4. Ist das Zivilgesetz also überflüssig und muss man zu der naturgemäßen Vereinigung zurückkehren? Nein, natürlich nicht. Das Zivilgesetz hat den Zweck, die sozialen Beziehungen und die Familieninteressen je nach den Erfordernissen der Zivilisation zu regeln; es ist daher nützlich und notwendig, jedoch veränderlich. Es muss vorausschauend sein, denn der zivilisierte Mensch kann nicht wie ein Wilder leben. Aber nichts, absolut nichts spricht dagegen, dass das menschliche Gesetz die Folge des Göttlichen sei. Die Hindernisse zur Erfüllung der Göttlichen Gesetze kommen von den Vorurteilen und nicht vom Zivilgesetz. Obwohl diese Vorurteile noch bestehen, haben sie unter den aufgeklärten Völkern bereits schon viel von ihrem Einfluss verloren. Sie verschwinden allmählich mit der moralischen Entwicklung, die schließlich die Augen der Menschen öffnet hinsichtlich des Schlechten, der Fehler und auch der Verbrechen aus Verbindungen, die nur aus materiellen Interessen geschlossen wurden. Eines Tages wird man sich fragen, ob es menschlicher, barmherziger oder moralischer ist, zwei Menschen aneinander gefesselt zu lassen, die nicht zusammen leben können, oder ihnen die Freiheit zurückzugeben; ob die Aussicht auf eine unlösbare Fessel die Zahl der ungesetzlichen Verbindungen nicht noch erhöht.
Die Scheidung
5. Die Scheidung ist ein menschliches Gesetz, mit dem Zweck, das zu scheiden, was tatsächlich schon geschieden ist. Die Scheidung ist kein Verstoß gegen das Gesetz Gottes, denn sie korrigiert lediglich nur das, was von den Menschen gemacht wurde, und sie ist nur dort anzuwenden, wo das göttliche Gesetz nicht in Betracht gezogen wurde. Wenn die Scheidung gegen das Gesetz Gottes wäre, dann müsste die Kirche sogar jene Kirchenführer verurteilen, die kraft ihrer eigenen Autorität und im Namen der Religion schon mehr als einmal die Scheidung ausgesprochen haben; eine doppelte Pflicht-verletzung sogar, weil dies lediglich im Hinblick auf weltliche Interessen geschah und nicht, um das Gesetz der Liebe zu erfüllen.
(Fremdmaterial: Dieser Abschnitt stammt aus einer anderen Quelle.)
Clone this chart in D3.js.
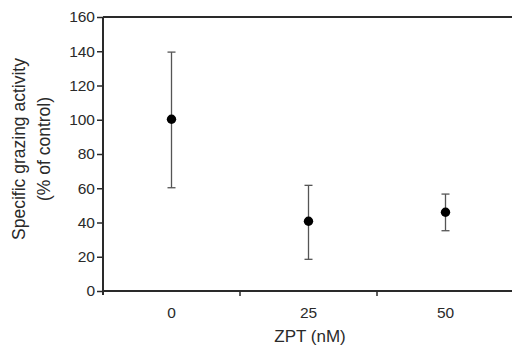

Auch Jesus segnete nicht die absolute Unlösbarkeit der Ehe. Sagte Er nicht: „Wegen der Härte eurer Herzen, hat es euch Moses erlaubt, euch von euren Frauen zu scheiden“? Dies bedeutet, dass seit der Zeit Moses Scheidungen notwendig werden konnten, da die gegenseitige Zuwendung nicht der einzig entscheidende Zweck der Ehe war. Er fügte jedoch hinzu: „Am Anfang war das nicht so“, d.h. in frühesten Zeiten der Menschheit, als die Menschen noch nicht durch Egoismus und Hochmut verdorben waren und nach dem Gesetz Gottes lebten, die Ehen aus Sympathie und nicht aus Eitelkeit oder Ehrgeiz geschlossen wurden, gab es keinen Anlass zu einer Verstoßung.
Er geht noch weiter: Er nennt ein Beispiel, wo eine Verstoßung stattfinden kann, nämlich bei Ehebruch. Nun, es wird keinen Ehebruch geben, wo eine gegenseitige und aufrichtige Zuneigung herrscht. In der Tat verbietet Er dem Mann, eine Frau zu nehmen, die verstoßen wurde; hierbei muss man jedoch die Gebräuche und Sitten der Menschen der damaligen Zeit berücksichtigen. Die mosaischen Gesetze schrieben in einem solchen Fall die Steinigung vor. Da Er diesen barbarischen Brauch abschaffen wollte, brauchte Er eine andere Strafe; Er findet sie im Verbot, eine zweite Ehe einzugehen. In gewisser Weise wurde dadurch ein bürgerliches Gesetz durch ein anderes ersetzt, welches sich aber, wie alle Gesetze dieser Art, im Laufe der Zeit noch bewähren musste.